As soon as the Vine app was launched, I started thinking how I could use it in combination with Twitter; I was looking for something useful and new, an idea to create interesting vines, and I finally decided to do show what I love the most: tech news with the tag #vinews. Nobody had done it yet!
When a vine is published, a channel or topic can be chosen, and it turns out the News & Politics channel is somewhat less crowded than other popular channels, so my vines easily reach more people.
The downside is spam: my last vine received 1 like and 18 comments, all of them spam. And this is the biggest issue of the Vine app for Windows Phone 8… it’s not official.
Do not get me wrong, the app (6Sec) works pretty well, and it’s awesome that independent developers are filling the app-holes that young operating systems have. But we cannot forget that third-party apps have risks: they are updated less frequently and often lack some of the features. What feature is missing in 6Sec? A way of reporting spammers and deleting spam comments.

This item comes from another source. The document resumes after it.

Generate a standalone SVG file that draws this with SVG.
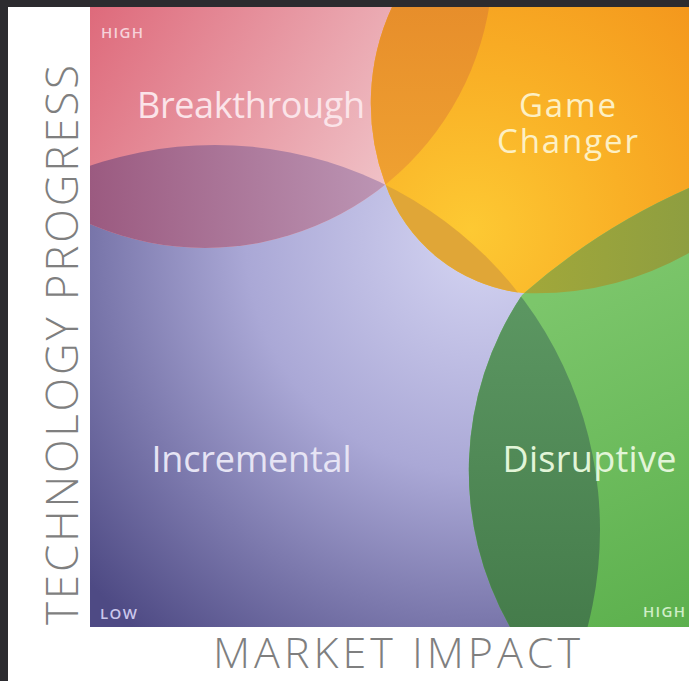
<svg xmlns="http://www.w3.org/2000/svg" width="689" height="681" viewBox="0 0 689 681">
<style>
.lbl{font-family:"Open Sans","Liberation Sans",sans-serif;font-size:36px;}
.lbl2{font-family:"Open Sans","Liberation Sans",sans-serif;font-size:33px;}
.small{font-family:"Open Sans","Liberation Sans",sans-serif;font-size:15px;font-weight:600;}
.axis{font-family:"Open Sans","Liberation Sans",sans-serif;font-weight:300;fill:#7f7f7f;}
</style>
<defs>
  <radialGradient id="gPurple" gradientUnits="userSpaceOnUse" cx="480" cy="240" r="520">
    <stop offset="0" stop-color="#d4d4f2"/>
    <stop offset="0.45" stop-color="#aaa8d6"/>
    <stop offset="1" stop-color="#4e4a84"/>
  </radialGradient>
  <linearGradient id="gPink" gradientUnits="userSpaceOnUse" x1="90" y1="7" x2="390" y2="190">
    <stop offset="0" stop-color="#de6a7b"/>
    <stop offset="1" stop-color="#f0c3c8"/>
  </linearGradient>
  <linearGradient id="gMauve" gradientUnits="userSpaceOnUse" x1="90" y1="200" x2="385" y2="190">
    <stop offset="0" stop-color="#9b5a80"/>
    <stop offset="1" stop-color="#bc95b4"/>
  </linearGradient>
  <radialGradient id="gOrange" gradientUnits="userSpaceOnUse" cx="470" cy="230" r="310">
    <stop offset="0" stop-color="#fdc933"/>
    <stop offset="0.5" stop-color="#f9b026"/>
    <stop offset="1" stop-color="#f4981d"/>
  </radialGradient>
  <linearGradient id="gDarkOrange" gradientUnits="userSpaceOnUse" x1="0" y1="7" x2="0" y2="183">
    <stop offset="0" stop-color="#e78e2b"/>
    <stop offset="1" stop-color="#efa131"/>
  </linearGradient>
  <linearGradient id="gOlive" gradientUnits="userSpaceOnUse" x1="522" y1="0" x2="689" y2="0">
    <stop offset="0" stop-color="#a2a83a"/>
    <stop offset="1" stop-color="#8e9e40"/>
  </linearGradient>
  <linearGradient id="gGreen" gradientUnits="userSpaceOnUse" x1="540" y1="300" x2="689" y2="627">
    <stop offset="0" stop-color="#7cc66b"/>
    <stop offset="1" stop-color="#5cb04d"/>
  </linearGradient>
  <linearGradient id="gDarkGreen" gradientUnits="userSpaceOnUse" x1="0" y1="295" x2="0" y2="627">
    <stop offset="0" stop-color="#5c9762"/>
    <stop offset="1" stop-color="#457c4b"/>
  </linearGradient>
  <clipPath id="cChart"><rect x="90" y="7" width="599" height="620"/></clipPath>
  <clipPath id="cPink"><circle cx="205" cy="-40" r="288"/></clipPath>
  <clipPath id="cPurple"><circle cx="215" cy="530" r="385"/></clipPath>
  <clipPath id="cOrange"><path d="M392,7 A230,230 0 0 0 385,183 A165,165 0 0 0 522,293 A313,313 0 0 0 689,253 L700,249 L700,-5 L395,-5 Z"/></clipPath>
</defs>

<rect width="689" height="681" fill="#2c2b2f"/>
<rect x="8" y="7" width="681" height="674" fill="#ffffff"/>

<g id="chart" clip-path="url(#cChart)">
  <rect id="incremental-area" x="90" y="7" width="599" height="620" fill="url(#gPurple)"/>
  <circle id="breakthrough-area" cx="205" cy="-40" r="288" fill="url(#gPink)"/>
  <circle id="lens-pink-purple" cx="205" cy="-40" r="288" fill="url(#gMauve)" clip-path="url(#cPurple)"/>
  <path id="gamechanger-area" d="M392,7 A230,230 0 0 0 385,183 A165,165 0 0 0 522,293 A313,313 0 0 0 689,253 L700,249 L700,-5 L395,-5 Z" fill="url(#gOrange)"/>
  <path id="lens-orange-purple" d="M392,7 A230,230 0 0 0 385,183 A165,165 0 0 0 522,293 A313,313 0 0 0 689,253 L700,249 L700,-5 L395,-5 Z" fill="#e0a637" clip-path="url(#cPurple)"/>
  <path id="lens-orange-pink" d="M392,7 A230,230 0 0 0 385,183 A165,165 0 0 0 522,293 A313,313 0 0 0 689,253 L700,249 L700,-5 L395,-5 Z" fill="url(#gDarkOrange)" clip-path="url(#cPink)"/>
  <path id="disruptive-area" d="M522,295 A317,317 0 0 0 510,627 L700,627 L700,185 L689,188 A650,650 0 0 0 522,295 Z" fill="url(#gGreen)"/>
  <path id="lens-green-orange" d="M522,295 A317,317 0 0 0 510,627 L700,627 L700,185 L689,188 A650,650 0 0 0 522,295 Z" fill="url(#gOlive)" clip-path="url(#cOrange)"/>
  <path id="lens-green-purple" d="M522,295 A317,317 0 0 0 510,627 L700,627 L700,185 L689,188 A650,650 0 0 0 522,295 Z" fill="url(#gDarkGreen)" clip-path="url(#cPurple)"/>
</g>

<g id="breakthrough">
  <text class="lbl" x="137" y="118" textLength="228" fill="#fbe4e9">Breakthrough</text>
</g>
<g id="game-changer">
  <text class="lbl2" x="567.5" y="117" text-anchor="middle" textLength="97" fill="#fdf0c4">Game</text>
  <text class="lbl2" x="567.5" y="153" text-anchor="middle" textLength="141" fill="#fdf0c4">Changer</text>
</g>
<g id="incremental">
  <text class="lbl" x="151.5" y="472" textLength="200" fill="#e6e4f4">Incremental</text>
</g>
<g id="disruptive">
  <text class="lbl" x="502.5" y="472" textLength="174" fill="#e2f5d8">Disruptive</text>
</g>

<g id="scale-labels">
  <text class="small" x="101" y="38" textLength="42" fill="#f6d2da">HIGH</text>
  <text class="small" x="100" y="619" textLength="37" fill="#cac7ec">LOW</text>
  <text class="small" x="643" y="617" textLength="42" fill="#d0eec8">HIGH</text>
</g>

<g id="axes">
  <text class="axis" font-size="44" transform="translate(78,625) rotate(-90)" x="0" y="0" textLength="560">TECHNOLOGY PROGRESS</text>
  <text class="axis" font-size="43" x="213" y="668" textLength="367">MARKET IMPACT</text>
</g>
</svg>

There are also risks for developers: Vine could change its policies and block 6Sec in a matter of seconds; what would happen to all those people who have paid to upload their vines to the social network? what about those who have paid to avoid ads? They would probably would request a refund. And what would happen to the developer that has already invested all the money on servers and work?
Everyone loses when a company decides to block an unofficial third-party app, but the one receiving the worst hit is the platform (Windows Phone in this case), because of the bad PR that shows to future users and the frustrations produced to the current ones.